━━━━━ Data provided ━━━━━
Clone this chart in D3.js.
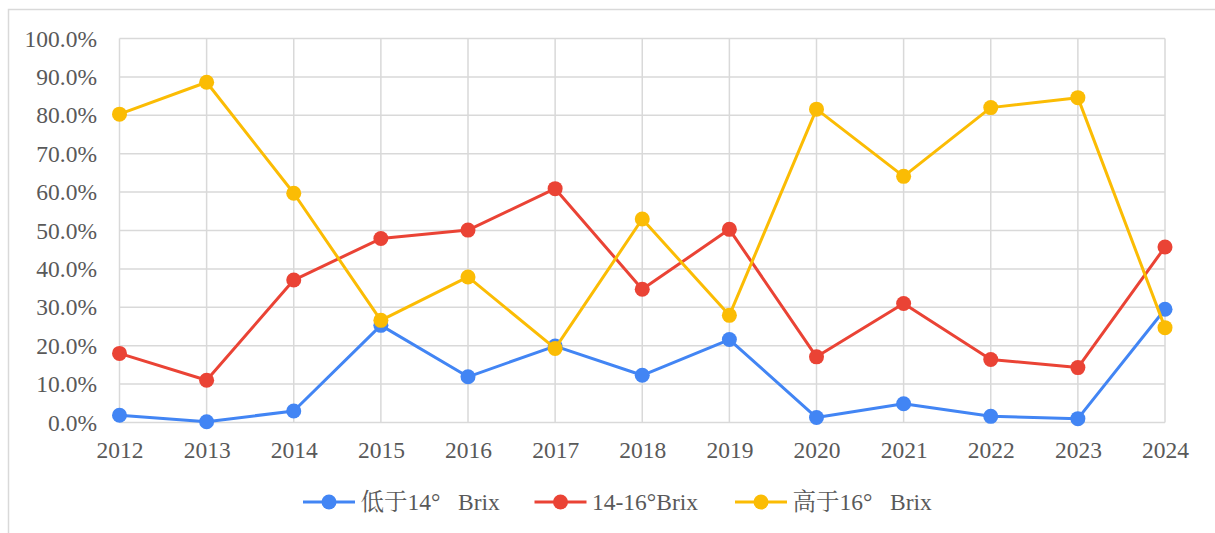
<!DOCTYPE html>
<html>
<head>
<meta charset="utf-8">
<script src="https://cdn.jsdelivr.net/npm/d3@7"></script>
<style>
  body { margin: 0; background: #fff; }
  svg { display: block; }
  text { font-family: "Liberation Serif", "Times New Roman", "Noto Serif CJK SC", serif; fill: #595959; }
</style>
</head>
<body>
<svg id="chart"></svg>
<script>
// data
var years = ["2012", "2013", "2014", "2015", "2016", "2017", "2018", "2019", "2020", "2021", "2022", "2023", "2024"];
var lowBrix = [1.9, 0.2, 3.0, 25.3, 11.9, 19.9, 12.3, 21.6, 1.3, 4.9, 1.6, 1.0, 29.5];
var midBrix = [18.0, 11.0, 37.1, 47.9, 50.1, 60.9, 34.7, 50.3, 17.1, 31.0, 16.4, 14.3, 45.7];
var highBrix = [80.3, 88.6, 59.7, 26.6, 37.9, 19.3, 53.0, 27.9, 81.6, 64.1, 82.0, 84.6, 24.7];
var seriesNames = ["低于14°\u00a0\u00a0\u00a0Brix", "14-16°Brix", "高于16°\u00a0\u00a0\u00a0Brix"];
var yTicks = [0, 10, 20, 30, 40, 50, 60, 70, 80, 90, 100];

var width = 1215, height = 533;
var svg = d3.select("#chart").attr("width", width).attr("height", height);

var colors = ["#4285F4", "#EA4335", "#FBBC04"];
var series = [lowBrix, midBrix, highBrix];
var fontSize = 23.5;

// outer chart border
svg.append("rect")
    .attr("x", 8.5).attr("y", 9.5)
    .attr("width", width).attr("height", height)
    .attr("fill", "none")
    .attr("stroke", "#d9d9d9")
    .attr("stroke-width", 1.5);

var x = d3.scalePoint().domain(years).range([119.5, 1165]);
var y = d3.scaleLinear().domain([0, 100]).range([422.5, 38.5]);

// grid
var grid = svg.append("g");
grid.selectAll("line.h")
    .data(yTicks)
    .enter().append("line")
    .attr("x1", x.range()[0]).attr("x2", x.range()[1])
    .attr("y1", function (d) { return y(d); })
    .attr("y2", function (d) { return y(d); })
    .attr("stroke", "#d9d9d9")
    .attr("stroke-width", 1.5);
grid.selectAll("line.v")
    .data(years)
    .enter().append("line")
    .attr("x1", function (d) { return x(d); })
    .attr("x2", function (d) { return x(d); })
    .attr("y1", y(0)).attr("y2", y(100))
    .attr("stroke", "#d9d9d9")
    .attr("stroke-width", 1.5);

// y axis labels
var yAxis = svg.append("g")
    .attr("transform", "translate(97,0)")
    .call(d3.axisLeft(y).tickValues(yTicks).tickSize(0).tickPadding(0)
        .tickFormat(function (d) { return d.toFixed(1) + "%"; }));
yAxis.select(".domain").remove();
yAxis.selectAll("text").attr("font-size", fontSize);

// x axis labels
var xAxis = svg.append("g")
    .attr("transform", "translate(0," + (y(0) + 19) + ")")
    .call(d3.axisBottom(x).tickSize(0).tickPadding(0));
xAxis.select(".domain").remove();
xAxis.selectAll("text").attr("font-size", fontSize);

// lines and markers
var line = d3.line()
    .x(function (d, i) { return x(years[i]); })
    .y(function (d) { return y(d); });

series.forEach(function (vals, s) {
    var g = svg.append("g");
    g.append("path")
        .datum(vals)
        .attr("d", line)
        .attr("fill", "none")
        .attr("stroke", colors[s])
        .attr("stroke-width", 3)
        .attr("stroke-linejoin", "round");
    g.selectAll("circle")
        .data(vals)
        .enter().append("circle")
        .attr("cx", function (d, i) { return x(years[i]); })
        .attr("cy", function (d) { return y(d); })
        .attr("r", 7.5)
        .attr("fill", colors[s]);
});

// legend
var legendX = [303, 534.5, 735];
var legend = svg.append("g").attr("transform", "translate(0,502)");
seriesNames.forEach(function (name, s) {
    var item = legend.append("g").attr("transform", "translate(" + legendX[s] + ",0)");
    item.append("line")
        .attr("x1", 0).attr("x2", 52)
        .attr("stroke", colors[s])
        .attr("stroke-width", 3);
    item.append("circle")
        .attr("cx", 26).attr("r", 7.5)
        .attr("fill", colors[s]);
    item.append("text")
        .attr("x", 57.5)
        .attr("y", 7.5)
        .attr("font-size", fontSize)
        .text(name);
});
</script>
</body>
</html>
━━━━━
◆ Description of the task ◆
Reproduce the material in full, word for word, and omit the pictures.

◆ Response ◆
Clone this chart in D3.js.
<!DOCTYPE html>
<html>
<head>
<meta charset="utf-8">
<script src="https://cdn.jsdelivr.net/npm/d3@7"></script>
<style>
  body { margin: 0; background: #fff; }
  svg { display: block; }
  text { font-family: "Liberation Serif", "Times New Roman", "Noto Serif CJK SC", serif; fill: #595959; }
</style>
</head>
<body>
<svg id="chart"></svg>
<script>
// data
var years = ["2012", "2013", "2014", "2015", "2016", "2017", "2018", "2019", "2020", "2021", "2022", "2023", "2024"];
var lowBrix = [1.9, 0.2, 3.0, 25.3, 11.9, 19.9, 12.3, 21.6, 1.3, 4.9, 1.6, 1.0, 29.5];
var midBrix = [18.0, 11.0, 37.1, 47.9, 50.1, 60.9, 34.7, 50.3, 17.1, 31.0, 16.4, 14.3, 45.7];
var highBrix = [80.3, 88.6, 59.7, 26.6, 37.9, 19.3, 53.0, 27.9, 81.6, 64.1, 82.0, 84.6, 24.7];
var seriesNames = ["低于14°\u00a0\u00a0\u00a0Brix", "14-16°Brix", "高于16°\u00a0\u00a0\u00a0Brix"];
var yTicks = [0, 10, 20, 30, 40, 50, 60, 70, 80, 90, 100];

var width = 1215, height = 533;
var svg = d3.select("#chart").attr("width", width).attr("height", height);

var colors = ["#4285F4", "#EA4335", "#FBBC04"];
var series = [lowBrix, midBrix, highBrix];
var fontSize = 23.5;

// outer chart border
svg.append("rect")
    .attr("x", 8.5).attr("y", 9.5)
    .attr("width", width).attr("height", height)
    .attr("fill", "none")
    .attr("stroke", "#d9d9d9")
    .attr("stroke-width", 1.5);

var x = d3.scalePoint().domain(years).range([119.5, 1165]);
var y = d3.scaleLinear().domain([0, 100]).range([422.5, 38.5]);

// grid
var grid = svg.append("g");
grid.selectAll("line.h")
    .data(yTicks)
    .enter().append("line")
    .attr("x1", x.range()[0]).attr("x2", x.range()[1])
    .attr("y1", function (d) { return y(d); })
    .attr("y2", function (d) { return y(d); })
    .attr("stroke", "#d9d9d9")
    .attr("stroke-width", 1.5);
grid.selectAll("line.v")
    .data(years)
    .enter().append("line")
    .attr("x1", function (d) { return x(d); })
    .attr("x2", function (d) { return x(d); })
    .attr("y1", y(0)).attr("y2", y(100))
    .attr("stroke", "#d9d9d9")
    .attr("stroke-width", 1.5);

// y axis labels
var yAxis = svg.append("g")
    .attr("transform", "translate(97,0)")
    .call(d3.axisLeft(y).tickValues(yTicks).tickSize(0).tickPadding(0)
        .tickFormat(function (d) { return d.toFixed(1) + "%"; }));
yAxis.select(".domain").remove();
yAxis.selectAll("text").attr("font-size", fontSize);

// x axis labels
var xAxis = svg.append("g")
    .attr("transform", "translate(0," + (y(0) + 19) + ")")
    .call(d3.axisBottom(x).tickSize(0).tickPadding(0));
xAxis.select(".domain").remove();
xAxis.selectAll("text").attr("font-size", fontSize);

// lines and markers
var line = d3.line()
    .x(function (d, i) { return x(years[i]); })
    .y(function (d) { return y(d); });

series.forEach(function (vals, s) {
    var g = svg.append("g");
    g.append("path")
        .datum(vals)
        .attr("d", line)
        .attr("fill", "none")
        .attr("stroke", colors[s])
        .attr("stroke-width", 3)
        .attr("stroke-linejoin", "round");
    g.selectAll("circle")
        .data(vals)
        .enter().append("circle")
        .attr("cx", function (d, i) { return x(years[i]); })
        .attr("cy", function (d) { return y(d); })
        .attr("r", 7.5)
        .attr("fill", colors[s]);
});

// legend
var legendX = [303, 534.5, 735];
var legend = svg.append("g").attr("transform", "translate(0,502)");
seriesNames.forEach(function (name, s) {
    var item = legend.append("g").attr("transform", "translate(" + legendX[s] + ",0)");
    item.append("line")
        .attr("x1", 0).attr("x2", 52)
        .attr("stroke", colors[s])
        .attr("stroke-width", 3);
    item.append("circle")
        .attr("cx", 26).attr("r", 7.5)
        .attr("fill", colors[s]);
    item.append("text")
        .attr("x", 57.5)
        .attr("y", 7.5)
        .attr("font-size", fontSize)
        .text(name);
});
</script>
</body>
</html>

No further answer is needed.